One of Manhattan Toy Company’s stated purposes in releasing six Groovy Girl characters and various accessories to Target was to increase brand awareness and drive more business to specialty shops that carry the entire line of 80 to 100 products. Though none of the retailers interviewed for this article had noticed an increase in Groovy Girl traffic, Hugh Kennedy, vice president of business development for Manhattan Toy Inc., said that the company’s strategy was working.
“Our Groovy Girl business is up over last year,” Kennedy told TDmonthly. “Since the line went into Target in January, there have been very few specialty retailers who decided to drop Groovy Girls. We’ve got hundreds that have jumped on board that hadn’t carried them before.”
Kennedy stressed that Manhattan Toy is committed to its relationship with specialty retailers. The company provides free Groovy Girl costumes to promote the doll at store events. None of the nine small retailers interviewed by TDmonthly had used them; few even knew about them. Many were also confused about the agreement between Target and Groovy Girls.
Target will never carry the entire Groovy Girls line, Kennedy explained. New products will always appear first in the specialty stores, with a lag time of at least 6 months before being offered at Target. Most important, the Groovy Girls at Target are not cheaper versions made for a larger market; they are the same doll at the same price.
Though officials from Target were unreachable for comment, an anonymous survey of Targets across the nation this July seemed to verify Kennedy’s assertions. Of 10 stores polled, eight carried up to six Groovy Girls characters. The dolls sold for $9.99 or more — the same price charged by most specialty retailers.
Retailers who stand by Groovy Girls are hoping that the dolls will join Thomas the Tank Engine and Playmobil as specialty items that can co-exist in the mass market. Newer products, such as the Groovy Girls Princess dolls, generate excitement.

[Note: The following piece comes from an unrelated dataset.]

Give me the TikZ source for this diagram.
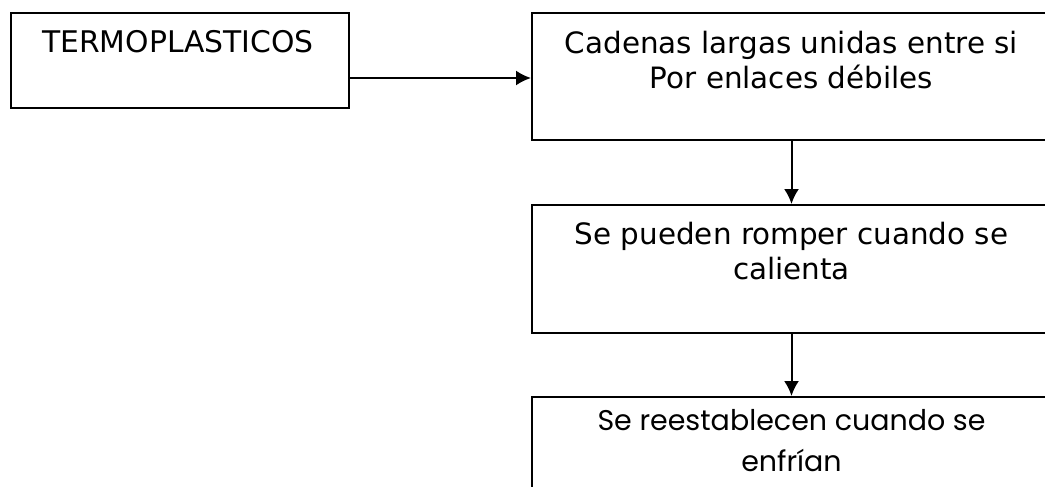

The Beach Girls were hot at Terry’s Toy Box in Seattle, Wash. this summer, according to manager Meghan Block. Groovy Girl Minis are being snatched up at Izilla Toys in Seattle, Wash., said owner Jennifer Schneeweis. Jeanne Orlando, manager of The Purple Bear in Guilford, Conn., has to order Groovy Girls “every couple of weeks.”
“A new Groovy Girl product line or characters or accessories are introduced and they start to pick up again,” said Kevin Hart, co-owner and buyer for the Toy Store in Atlanta, Ga. “Then there’s a lull, but they’re always consistent. That’s the good thing.”